In the wiki article GPU QuickStart Guide, I demonstrate several different ways to implement a simple AXPY (A·X Plus Y) computation on the CUDA platform. Here I present you yet another implementation, using OpenGL Compute Shader (error handling removed for code clarity):
#define GL_GLEXT_PROTOTYPES
#include <GL/glut.h>
#include <GL/glext.h>
#include <cstdlib>
#include <cstdio>
#include <ctime>
#include <cmath>
#define N 20480
int main (int argc, char** argv)
{
glutInit (&argc, argv);
glutInitDisplayMode (GLUT_DOUBLE | GLUT_RGBA);
glutInitWindowSize (1, 1);
glutInitWindowPosition (100, 100);
glutCreateWindow ("Compute Shader");
// get OpenGL version info
const GLubyte* renderer;
const GLubyte* version;
renderer = glGetString (GL_RENDERER);
version = glGetString (GL_VERSION);
printf ("Renderer: %s\n", renderer);
printf ("OpenGL version supported: %s\n", version);
const char* compute_shader =
"#version 430\n"
"uniform float a;"
"layout (local_size_x = 32) in;"
"layout (std430, binding=0) buffer xblock { float x[]; };"

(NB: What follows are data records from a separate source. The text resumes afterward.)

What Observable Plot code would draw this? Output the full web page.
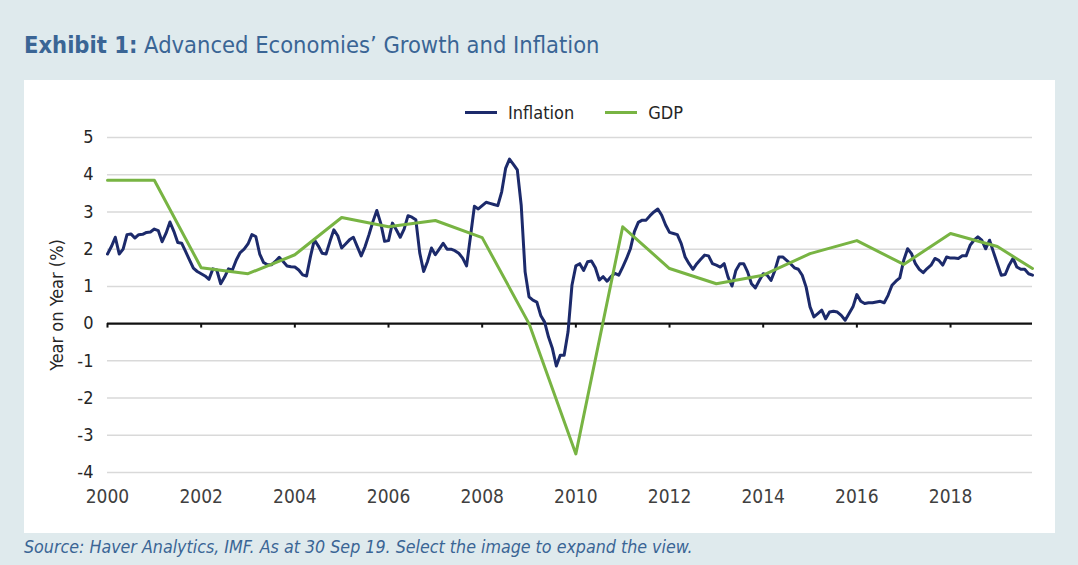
<!DOCTYPE html>
<html><head><meta charset="utf-8">
<script src="https://cdn.jsdelivr.net/npm/d3@7"></script>
<script src="https://cdn.jsdelivr.net/npm/@observablehq/plot@0.6"></script>
<style>
body{margin:0;background:#dfeaed;width:1078px;height:565px;overflow:hidden;position:relative;font-family:"Liberation Sans Narrow","DejaVu Sans Condensed","Roboto Condensed",sans-serif;}
#title{position:absolute;left:24px;top:31px;font-size:23.5px;color:#3a6595;white-space:nowrap;}
#title b{font-weight:bold;}
#panel{position:absolute;left:24px;top:80px;width:1031px;height:453px;background:#fff;}
#legend{position:absolute;left:441px;top:22px;display:flex;align-items:center;font-size:18px;color:#262626;}
.sw{width:32px;height:3px;margin-right:11px;}
#source{position:absolute;left:24px;top:537px;font-style:italic;font-size:17.7px;color:#3a6595;white-space:nowrap;}
</style></head>
<body>
<div id="title"><b>Exhibit 1:</b> Advanced Economies’ Growth and Inflation</div>
<div id="panel">
  <div id="chart"></div>
  <div id="legend">
    <div class="sw" style="background:#1c2a6b"></div><span style="margin-right:31px">Inflation</span>
    <div class="sw" style="background:#78b443"></div><span>GDP</span>
  </div>
</div>
<div id="source">Source: Haver Analytics, IMF. As at 30 Sep 19. Select the image to expand the view.</div>
<script>
// Inflation, monthly from Jan 2000 (% y/y)
const inflationStartYear = 2000;
const inflation = [
1.87,2.07,2.32,1.87,2.0,2.39,2.41,2.3,2.39,2.4,2.45,2.46,
2.54,2.5,2.2,2.43,2.73,2.48,2.18,2.16,1.94,1.71,1.49,1.4,
1.34,1.28,1.19,1.47,1.44,1.07,1.25,1.47,1.44,1.71,1.91,2.0,
2.14,2.39,2.34,1.87,1.64,1.58,1.58,1.67,1.78,1.67,1.55,1.53,
1.52,1.44,1.31,1.28,1.8,2.25,2.09,1.89,1.87,2.21,2.52,2.36,
2.03,2.14,2.25,2.32,2.07,1.82,2.07,2.39,2.74,3.04,2.7,2.21,
2.23,2.7,2.52,2.32,2.54,2.9,2.86,2.79,1.9,1.4,1.67,2.03,
1.85,2.0,2.16,2.0,2.0,1.96,1.89,1.76,1.55,2.34,3.15,3.08,
3.17,3.26,3.23,3.2,3.17,3.54,4.17,4.42,4.28,4.13,3.18,1.39,
0.72,0.63,0.58,0.22,0.04,-0.36,-0.67,-1.14,-0.85,-0.85,-0.22,1.03,
1.55,1.61,1.43,1.66,1.68,1.5,1.17,1.26,1.14,1.26,1.35,1.3,
1.52,1.75,2.02,2.47,2.72,2.78,2.78,2.9,3.0,3.08,2.91,2.65,
2.45,2.42,2.39,2.15,1.79,1.61,1.46,1.61,1.73,1.84,1.82,1.61,
1.57,1.52,1.61,1.25,1.01,1.43,1.61,1.61,1.39,1.07,0.96,1.16,
1.34,1.3,1.16,1.43,1.79,1.79,1.7,1.61,1.5,1.46,1.3,0.98,
0.45,0.18,0.27,0.36,0.13,0.31,0.33,0.31,0.22,0.09,0.27,0.45,
0.78,0.6,0.54,0.56,0.56,0.58,0.6,0.56,0.76,1.03,1.14,1.23,
1.7,2.01,1.88,1.61,1.46,1.37,1.48,1.57,1.75,1.7,1.57,1.79,
1.76,1.76,1.75,1.82,1.82,2.1,2.24,2.33,2.24,2.01,2.24,1.92,
1.61,1.3,1.32,1.57,1.75,1.52,1.46,1.46,1.34,1.3
];
// GDP growth, annual points
const gdpYears  = [2000,2001,2002,2003,2004,2005,2006,2007,2008,2009,2010,2011,2012,2013,2014,2015,2016,2017,2018,2019,2019.75];
const gdpValues = [3.85,3.85,1.5,1.34,1.85,2.85,2.6,2.77,2.31,0.0,-3.5,2.6,1.48,1.07,1.3,1.88,2.23,1.59,2.42,2.07,1.48];
// Axis ticks
const xTicks = [2000,2002,2004,2006,2008,2010,2012,2014,2016,2018];
const yTicks = [-4,-3,-2,-1,0,1,2,3,4,5];

const inflData = inflation.map((v,i)=>({t: inflationStartYear + i/12, v}));
const gdpData = gdpYears.map((t,i)=>({t, v: gdpValues[i]}));
const font = '"Liberation Sans Narrow","DejaVu Sans Condensed","Roboto Condensed",sans-serif';

const chart = Plot.plot({
  width: 1031, height: 453,
  marginLeft: 83, marginRight: 23, marginTop: 57, marginBottom: 61,
  x: {domain: [2000, 2019.75]},
  y: {domain: [-4, 5]},
  style: {fontFamily: font, fontSize: "19px", color: "#404040", background: "transparent", overflow: "visible"},
  marks: [
    Plot.ruleY(yTicks.filter(d => d !== 0), {stroke: "#d9d9d9", strokeWidth: 1.5}),
    Plot.axisY({ticks: yTicks, tickSize: 0, tickPadding: 14, tickFormat: d => String(d).replace("−","-"), label: "Year on Year (%)", labelAnchor: "center", labelArrow: "none", labelOffset: 57, fill: "#262626", fontSize: 18}),
    Plot.axisX({ticks: xTicks, tickSize: 0, tickPadding: 17, tickFormat: d => String(d), label: null}),
    Plot.ruleY([0], {stroke: "#111", strokeWidth: 2.2}),
    Plot.ruleX(xTicks, {y1: 0, y2: -0.12, stroke: "#111", strokeWidth: 2}),
    Plot.line(inflData, {x: "t", y: "v", stroke: "#1c2a6b", strokeWidth: 3, curve: "linear"}),
    Plot.line(gdpData, {x: "t", y: "v", stroke: "#78b443", strokeWidth: 3, curve: "linear"})
  ]
});
document.getElementById("chart").appendChild(chart);
</script>
</body></html>
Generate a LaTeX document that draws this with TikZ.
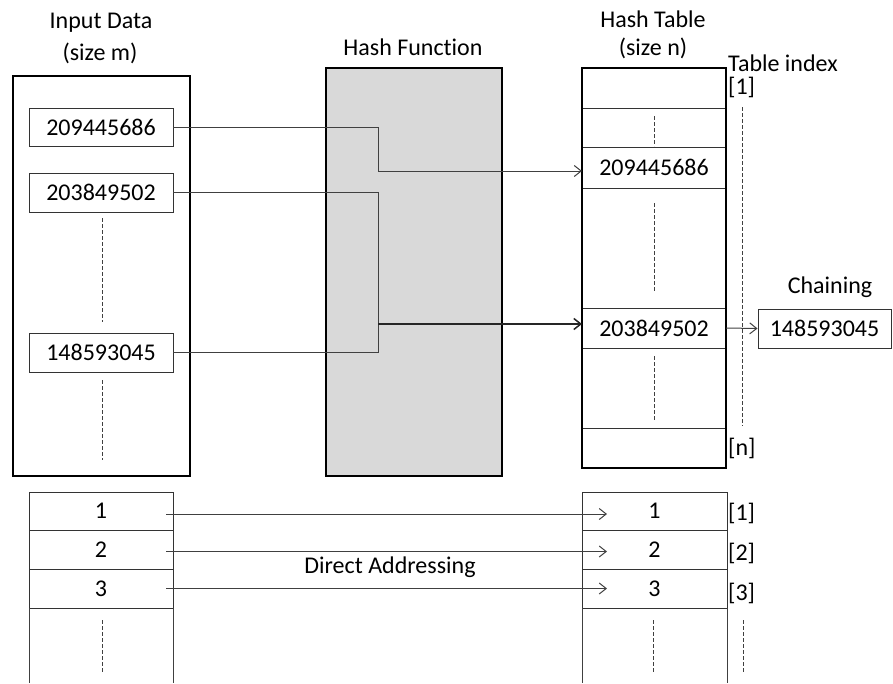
\documentclass[tikz,border=0pt]{standalone}
\usepackage{fontspec}
\setmainfont{Carlito}[Ligatures=NoCommon]
\usetikzlibrary{arrows.meta,calc}
\begin{document}
\begin{tikzpicture}[x=1pt,y=-1pt,
  every node/.style={font=\fontsize{24}{28}\selectfont, text=black},
  txt/.style={inner sep=0pt},
  thickbox/.style={draw=black, line width=2.6pt, inner sep=0pt, outer sep=0pt},
  cell/.style={draw=black!80, line width=1pt, inner sep=0pt, outer sep=0pt, minimum width=144pt},
  conn/.style={draw=black!75, line width=1pt},
  arr/.style={conn, -{Straight Barb[length=7pt,width=11pt]}},
  dsh/.style={draw=black!75, line width=0.9pt, dash pattern=on 3.5pt off 2.5pt}
]
\useasboundingbox (0,0) rectangle (893,683);

% ---------- titles ----------
\node[txt] (tin1) at (101,23) {Input Data};
\node[txt] (tin2) at (100,53) {(size m)};
\node[txt] (thf) at (413,47) {Hash Function};
\node[txt] (tht1) at (653,19) {Hash Table};
\node[txt] (tht2) at (653,48) {(size n)};
\node[txt, anchor=west] (tidx) at (728,63) {Table index};
\node[txt, anchor=west] (i1) at (728,87) {[1]};
\node[txt, anchor=west] (in) at (728,448) {[n]};
\node[txt] (tch) at (830,287) {Chaining};

% ---------- input data ----------
\node[thickbox, minimum width=177pt, minimum height=400pt] (inp) at (101.5,276) {};
\node[cell, minimum height=38pt] (in1) at (101,127) {209445686};
\node[cell, minimum height=39pt] (in2) at (101,192.5) {203849502};
\node[cell, minimum height=39pt] (in3) at (101,352.5) {148593045};
\draw[dsh] (102,218) -- (102,322);
\draw[dsh] (102,380) -- (102,460);

% ---------- hash function ----------
\node[thickbox, fill=black!15, minimum width=176pt, minimum height=408pt] (hf) at (414,272) {};

% ---------- hash table ----------
\node[cell, minimum height=40pt] (r1) at (654,88) {};
\node[cell, minimum height=39pt] (r2) at (654,127.5) {};
\node[cell, minimum height=41pt] (r3) at (654,167.5) {209445686};
\node[cell, minimum height=120pt] (r4) at (654,248) {};
\node[cell, minimum height=40pt] (r5) at (654,328) {203849502};
\node[cell, minimum height=80pt] (r6) at (654,388) {};
\node[cell, minimum height=40pt] (r7) at (654,448) {};
\node[thickbox, minimum width=144pt, minimum height=400pt] (ht) at (654,268) {};
\draw[dsh] (654,116) -- (654,146);
\draw[dsh] (654,203) -- (654,292);
\draw[dsh] (654,356) -- (654,420);
\draw[dsh] (742,107) -- (742,426);

% ---------- chaining ----------
\node[draw=black!80, line width=1pt, inner sep=0pt, minimum width=133pt, minimum height=39pt] (ch) at (824.5,328.5) {148593045};
\draw[arr] (r5.east) -- (ch.west);

% ---------- hash connectors ----------
\coordinate (m1) at (378,171);
\coordinate (m2) at (378,324);
\draw[conn] (in1.east) -| (m1);
\draw[arr] (m1) -- (ht.west |- m1);
\draw[conn] (in2.east) -| (m2);
\draw[conn] (in3.east) -| (m2);
\draw[arr, line width=1.5pt, draw=black!85] (m2) -- (ht.west |- m2);

% ---------- direct addressing ----------
\node[cell, minimum height=38pt] (b1) at (101,511) {1};
\node[cell, minimum height=39pt] (b2) at (101,549.5) {2};
\node[cell, minimum height=39pt] (b3) at (101,588.5) {3};
\draw[conn] (b3.south west) -- (29,683);
\draw[conn] (b3.south east) -- (173,683);
\draw[dsh] (102,620) -- (102,673);

\node[cell, minimum width=145pt, minimum height=38pt] (d1) at (654.5,511) {1};
\node[cell, minimum width=145pt, minimum height=39pt] (d2) at (654.5,549.5) {2};
\node[cell, minimum width=145pt, minimum height=39pt] (d3) at (654.5,588.5) {3};
\draw[conn] (d3.south west) -- (582,683);
\draw[conn] (d3.south east) -- (727,683);
\draw[dsh] (653,620) -- (653,673);
\draw[dsh] (743,620) -- (743,673);

\node[txt, anchor=west] (k1) at (728,513) {[1]};
\node[txt, anchor=west] (k2) at (728,553) {[2]};
\node[txt, anchor=west] (k3) at (728,593) {[3]};

\draw[arr] ([xshift=-7pt,yshift=-3pt]b1.east) -- ([xshift=25pt,yshift=-3pt]d1.west);
\draw[arr] ([xshift=-7pt,yshift=-2pt]b2.east) -- ([xshift=25pt,yshift=-2pt]d2.west);
\draw[arr] ([xshift=-7pt,yshift=0pt]b3.east) -- ([xshift=25pt,yshift=0pt]d3.west);
\node[txt] (da) at (390,567) {Direct Addressing};
\end{tikzpicture}
\end{document}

"layout (std430, binding=1) buffer yblock { float y[]; };"
"void main () {"
" int index = int(gl_GlobalInvocationID);"
" y[index] += a * x[index];"
"}";
GLuint cs = glCreateShader (GL_COMPUTE_SHADER);
glShaderSource (cs, 1, &compute_shader, NULL);
glCompileShader (cs);
GLuint cs_program = glCreateProgram ();
glAttachShader (cs_program, cs);
glLinkProgram (cs_program);
// initialize x and y
float *x, *y;
size_t size = N * sizeof (float);
x = (float *) malloc (size);
y = (float *) malloc (size);
srand (time (NULL));
int i;
for (i=0; i<N; i++)
x[i] = (float) random () / RAND_MAX;
for (i=0; i<N; i++)
y[i] = (float) random () / RAND_MAX;
float a = (float) random () / RAND_MAX;
// buffer objects
GLuint bo[2];
glGenBuffers(2, bo);
// bind buffer object bo[0] to indexed buffer target with binding=0
// (xblock in computer_shader)
glBindBufferBase(GL_SHADER_STORAGE_BUFFER, 0, bo[0]);
glBufferData(GL_SHADER_STORAGE_BUFFER, size, x, GL_STATIC_READ);
// bind buffer object bo[1] to indexed buffer target with binding=1
// (yblock in computer_shader)
glBindBufferBase(GL_SHADER_STORAGE_BUFFER, 1, bo[1]);
glBufferData(GL_SHADER_STORAGE_BUFFER, size, y, GL_DYNAMIC_READ);
glUseProgram (cs_program);
glUniform1f (glGetUniformLocation (cs_program, "a"), a);
glDispatchCompute(N/32, 1, 1);
// read from buffer object to host memory
float *d;
d = (float *) malloc (size);
glGetBufferSubData(GL_SHADER_STORAGE_BUFFER, 0, size, d);
// verify the results
float m = -1.0f;
float tmp;
for (i=0; i<N; i++) {
y[i] += a * x[i];
tmp = fabsf ( (d[i]-y[i])/y[i] );
if ( tmp > m ) m = tmp;
}
// clean up
glDeleteBuffers(2, bo);
glDetachShader(cs_program, cs);
glDeleteShader(cs);
glDeleteProgram(cs_program);
free(x);
free(y);
free(d);
if ( m < 1E-6 ) {
printf("Success!\n");
return 0;
}
else {
printf("Failure!\n");
return 1;
}
}
Note:
- Even though we don't do any rendering in this program, we still have to create an OpenGL context in order to use Compute Shader.
- For simplicity, we use GLUT to start the OpenGL context.
- The Nvidia driver installation updated the OpenGL libraries, but didn't update the header files, on the GPU nodes.
- The OpenGL header files are provided by the package mesa-libGL-devel-9.0-0.7.el6.x86_64, which is a bit outdated, and only supports OpenGL 4.3 APIs.
- To use OpenGL 4.4 APIs, we could update to mesa-libGL-devel-10.1.2-2.el6.x86_64 (CentOS 6.6); or download the headers directly from OpenGL Registry.
$ g++ saxpy.cs.cpp -o saxpy.cs.x -lglut -lGLU -lGL -lXmu -lXext -lX11 -lm $ export DISPLAY=:0 $ ./saxpy.cs.x Renderer: Tesla K20m/PCIe/SSE2 OpenGL version supported: 4.4.0 NVIDIA 340.58 Success!
Note: to use Nvidia K20 for your OpenGL applications, you must set DISPLAY=:0 so that your applications will run on X server attached to the GPU.